When I meet someone and tell them that I am an elder law attorney, they invariably reply, “Oh, you do wills and trusts, right?” I then explain the difference between elder law and estate planning. Here’s my answer. An estate plan covers the scenario of “What happens when I die”. In the case of your assets, how will they be distributed and to whom? An additional emphasis is placed on minimizing estate and inheritance taxes through the use of wills and trusts.

But in today’s world, increasingly, the bigger, more difficult question is “What happens if I live?” By that, we mean, what happens if I live but am not healthy and have increased health care costs and need to rely on others for assistance, either temporarily or on a permanent basis. The estate plan does not address this need. An estate plan can help you answer the first question, but only a long-term care plan can help you answer the first and the second question.

Let’s put it another way. An estate plan ensures that if you have assets when you die, they will be passed in the manner you wish. The key word is “if”. The plan will not, however, guarantee that there will be anything left. Your assets could be mostly or entirely wiped out by a lengthy illness, hospital and/or nursing home stay, leaving your spouse and other heirs with nothing. That is the dilemma, in a nutshell. So, when would you need an elder law attorney and when would you need an estate-planning attorney? If you have a level of assets sufficient to pay for long-term care under any scenario without running out of funds then an estate planning attorney is most likely what you need. If, however, you cannot afford the $150,000 or more per year cost of nursing home care indefinitely, ($300,000 per year in the case of a married couple) then an elder law attorney should be consulted. In other words, can you pay that cost from your income, without dipping into your principal?

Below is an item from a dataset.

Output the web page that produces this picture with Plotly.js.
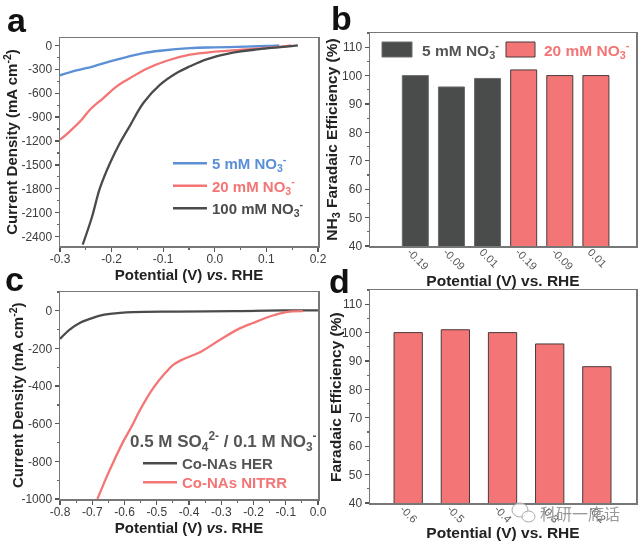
<!DOCTYPE html>
<html>
<head>
<meta charset="utf-8">
<script src="https://cdn.plot.ly/plotly-3.0.1.min.js"></script>
<style>html,body{margin:0;padding:0;background:#fff}#chart{width:641px;height:541px;filter:blur(0.45px)}</style>
</head>
<body>
<div id="chart"></div>
<script>
// Panel a
const a5x = [-0.3,-0.268,-0.235,-0.203,-0.171,-0.138,-0.106,-0.048,0,0.061,0.1,0.125];
const a5y = [-376,-314,-263,-201,-147,-97,-68,-34,-25,-17,-8,0];
const a20x = [-0.3,-0.281,-0.258,-0.242,-0.216,-0.19,-0.164,-0.132,-0.093,-0.048,0,0.061,0.113,0.148];
const a20y = [-1184,-1078,-933,-808,-661,-514,-410,-293,-193,-118,-80,-50,-25,0];
const a100x = [-0.256,-0.2386,-0.2225,-0.203,-0.184,-0.164,-0.1385,-0.106,-0.074,-0.048,-0.016,0.035,0.1,0.139,0.161];
const a100y = [-2500,-2166,-1789,-1476,-1225,-1003,-724,-494,-347,-263,-176,-92,-38,-17,0];
// Panel b
const bCats = ["-0.19","-0.09","0.01","-0.19","-0.09","0.01"];
const b5 = [100,96,99];
const b20 = [102,100,100];
// Panel c
const cHerX = [-0.8,-0.77,-0.739,-0.707,-0.676,-0.645,-0.574,-0.44,-0.264,-0.109,0];
const cHerY = [-149,-100,-65,-43,-25,-16,-7,-4,-2,2,2];
const cNoX = [-0.684,-0.655,-0.629,-0.604,-0.578,-0.552,-0.511,-0.474,-0.449,-0.418,-0.366,-0.304,-0.25,-0.202,-0.14,-0.098,-0.047];
const cNoY = [-1000,-881,-783,-695,-615,-527,-411,-331,-287,-257,-220,-154,-100,-65,-25,-7,-2];
// Panel d
const dCats = ["-0.6","-0.5","-0.4","-0.3","-0.2"];
const dVals = [100,101,100,96,88];
// Tick labels
const aXTicks = ["-0.3","-0.2","-0.1","0.0","0.1","0.2"];
const aYTicks = ["0","-300","-600","-900","-1200","-1500","-1800","-2100","-2400"];
const cXTicks = ["-0.8","-0.7","-0.6","-0.5","-0.4","-0.3","-0.2","-0.1","0.0"];
const cYTicks = ["0","-200","-400","-600","-800","-1000"];
const feTicks = ["40","50","60","70","80","90","100","110"];

const W = 641, H = 541;
const BLUE = "#5b8fd6", RED = "#f47575", DARK = "#4a4c4c", TXT = "#3c3c3c";
const FONT = "Liberation Sans, Arial, sans-serif";
const px = v => v / W, py = v => 1 - v / H;
const leg = (c, t) => `<b><span style="color:${c}">${t}</span></b>`;
const NO3 = "NO<sub>3</sub><sup>-</sup>";
const nums = a => a.map(Number);

function axis(dom, anchor, extra) {
  return Object.assign({
    domain: dom, anchor: anchor, showgrid: false, zeroline: false, showline: true, mirror: true,
    linecolor: "#777", linewidth: 1.5, ticks: "outside", ticklen: 4, tickwidth: 1.2, tickcolor: "#555",
    tickfont: {family: FONT, size: 12, color: TXT}
  }, extra);
}
const minor = d => ({dtick:d,ticks:"outside",ticklen:2,tickcolor:"#666"});
const ttl = (t, s, size) => ({text:"<b>"+t+"</b>",standoff:s,font:{family:FONT,size:size,color:"#222"}});
const note = (t, x, y, size, color, family, angle) => ({text:t,x:px(x),y:py(y),xref:"paper",yref:"paper",xanchor:"center",yanchor:"middle",showarrow:false,textangle:angle||0,font:{family:family||FONT,size:size,color:color}});
const line = {width:2.3,shape:"spline",smoothing:1};

const traces = [
  {x:a5x, y:a5y, xaxis:"x", yaxis:"y", type:"scatter", mode:"lines", line:{...line,color:BLUE}, name:leg(BLUE,"5 mM "+NO3), legend:"legend"},
  {x:a20x, y:a20y, xaxis:"x", yaxis:"y", type:"scatter", mode:"lines", line:{...line,color:RED}, name:leg(RED,"20 mM "+NO3), legend:"legend"},
  {x:a100x, y:a100y, xaxis:"x", yaxis:"y", type:"scatter", mode:"lines", line:{...line,color:DARK}, name:leg(DARK,"100 mM "+NO3), legend:"legend"},
  {x:[1,2,3], y:b5, xaxis:"x2", yaxis:"y2", type:"bar", width:0.72, marker:{color:DARK,line:{color:"#6a6c6c",width:1}}, showlegend:false},
  {x:[4,5,6], y:b20, xaxis:"x2", yaxis:"y2", type:"bar", width:0.72, marker:{color:RED,line:{color:"#4a3a3a",width:1}}, showlegend:false},
  {x:cHerX, y:cHerY, xaxis:"x3", yaxis:"y3", type:"scatter", mode:"lines", line:{...line,color:DARK}, name:leg("#555","Co-NAs HER"), legend:"legend3"},
  {x:cNoX, y:cNoY, xaxis:"x3", yaxis:"y3", type:"scatter", mode:"lines", line:{...line,color:RED}, name:leg(RED,"Co-NAs NITRR"), legend:"legend4"},
  {x:[1,2,3,4,5], y:dVals, xaxis:"x4", yaxis:"y4", type:"bar", width:0.6, marker:{color:RED,line:{color:"#4a3a3a",width:1}}, showlegend:false}
];

const legendBase = {font:{family:FONT,size:15,color:TXT}, bgcolor:"rgba(0,0,0,0)", borderwidth:0, xanchor:"left", yanchor:"top", tracegroupgap:0, itemwidth:34};
const barTicks = {ticks:"",tickangle:45,tickfont:{family:FONT,size:11,color:"#555"},ticklabelstandoff:-6,ticklabelshift:-5};

const layout = {
  width: W, height: H, margin:{l:0,r:0,t:0,b:0,pad:0}, paper_bgcolor:"#fff", plot_bgcolor:"#fff", font:{family:FONT},
  xaxis: axis([px(60),px(318)],"y",{range:[-0.3,0.2],tickvals:nums(aXTicks),ticktext:aXTicks,ticklabelstandoff:-3,minor:minor(0.05),title:ttl("Potential (V) <i>vs</i>. RHE",2,15)}),
  yaxis: axis([py(246),py(38)],"x",{range:[-2517,92],tickvals:nums(aYTicks),ticktext:aYTicks,minor:minor(150),title:ttl("Current Density (mA cm<sup>-2</sup>)",0,15)}),
  xaxis2: axis([px(370),px(636)],"y2",{range:[-0.255,7.11],tickvals:[1,2,3,4,5,6],ticktext:bCats,...barTicks,title:ttl("Potential (V) vs. RHE",0,15.5)}),
  yaxis2: axis([py(246),py(33)],"x2",{range:[40,115],tickvals:nums(feTicks),ticktext:feTicks,minor:minor(5),title:ttl("NH<sub>3</sub> Faradaic Efficiency (%)",0,15.5)}),
  xaxis3: axis([px(60),px(318)],"y3",{range:[-0.8,0],tickvals:nums(cXTicks),ticktext:cXTicks,ticklabelstandoff:-3,minor:minor(0.05),title:ttl("Potential (V) <i>vs</i>. RHE",2,15)}),
  yaxis3: axis([py(499),py(292)],"x3",{range:[-1000,100],tickvals:nums(cYTicks),ticktext:cYTicks,minor:minor(100)}),
  xaxis4: axis([px(370),px(636)],"y4",{range:[0.19,5.83],tickvals:[1,2,3,4,5],ticktext:dCats,...barTicks,title:ttl("Potential (V) vs. RHE",0,15.5)}),
  yaxis4: axis([py(503),py(290)],"x4",{range:[40,115],tickvals:nums(feTicks),ticktext:feTicks,minor:minor(5)}),
  legend: {...legendBase,x:px(168),y:py(147),traceorder:"normal"},
  legend3: {...legendBase,x:px(138),y:py(447)},
  legend4: {...legendBase,x:px(138),y:py(466)},
  annotations: [
    note("<b>a</b>",17,20,34,"#111"),
    note("<b>b</b>",341,18,34,"#111"),
    note("<b>c</b>",14.5,279,34,"#111"),
    note("<b>d</b>",339,281,34,"#111"),
    note("<b>Current Density (mA cm<sup>-2</sup>)</b>",16.5,395.5,15,"#222",FONT,-90),
    note("<b>Faradaic Efficiency (%)</b>",335,397,15.5,"#222",FONT,-90),
    note("<b>5 mM "+NO3+"</b>",460,50,15.5,"#555"),
    note("<b>20 mM "+NO3+"</b>",587,50,15.5,RED),
    note("<b>0.5 M SO<sub>4</sub><sup>2-</sup> / 0.1 M NO<sub>3</sub><sup>-</sup></b>",223,441,17,"#555"),
    note("科研一席话",580,513,16,"#999","Noto Sans CJK SC")
  ],
  shapes: [
    {type:"rect",xref:"paper",yref:"paper",x0:px(382),x1:px(412),y0:py(57),y1:py(42),fillcolor:DARK,line:{color:"#6a6c6c",width:1}},
    {type:"rect",xref:"paper",yref:"paper",x0:px(506),x1:px(535),y0:py(57),y1:py(42),fillcolor:RED,line:{color:"#4a3a3a",width:1}},
    {type:"circle",xref:"paper",yref:"paper",x0:px(512),x1:px(528),y0:py(517),y1:py(503),line:{color:"#aaa",width:1},fillcolor:"rgba(255,255,255,0.7)"},
    {type:"circle",xref:"paper",yref:"paper",x0:px(522),x1:px(535),y0:py(522),y1:py(511),line:{color:"#aaa",width:1},fillcolor:"rgba(255,255,255,0.7)"}
  ]
};
Plotly.newPlot("chart", traces, layout, {displayModeBar:false, staticPlot:true});
</script>
</body>
</html>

A real-life example can illustrate the dilemma. Mary and Jim live in a home valued at $400,000 and have $350,000 in additional assets. Jim is wheelchair-bound and needs assistance, which to this point Mary has been providing. However, in recent months, Mary has shown signs of confusion and forgetfulness. She visits her doctor, who diagnoses her to be in the early stages of dementia.

An estate plan is important for Mary and Jim but it won’t help them deal with the problems they are now facing. How will they afford the cost of long-term care should either or both of them need it? Who will care for Jim and Mary when Mary’s dementia reaches a more advanced stage? Can they remain in their own homes with assistance or will they need to go to a long-term care facility?

Mary and Jim need a life plan to meet their needs going forward, one that is tailored to their particular situation. Mary and Jim need to consult with an elder law attorney.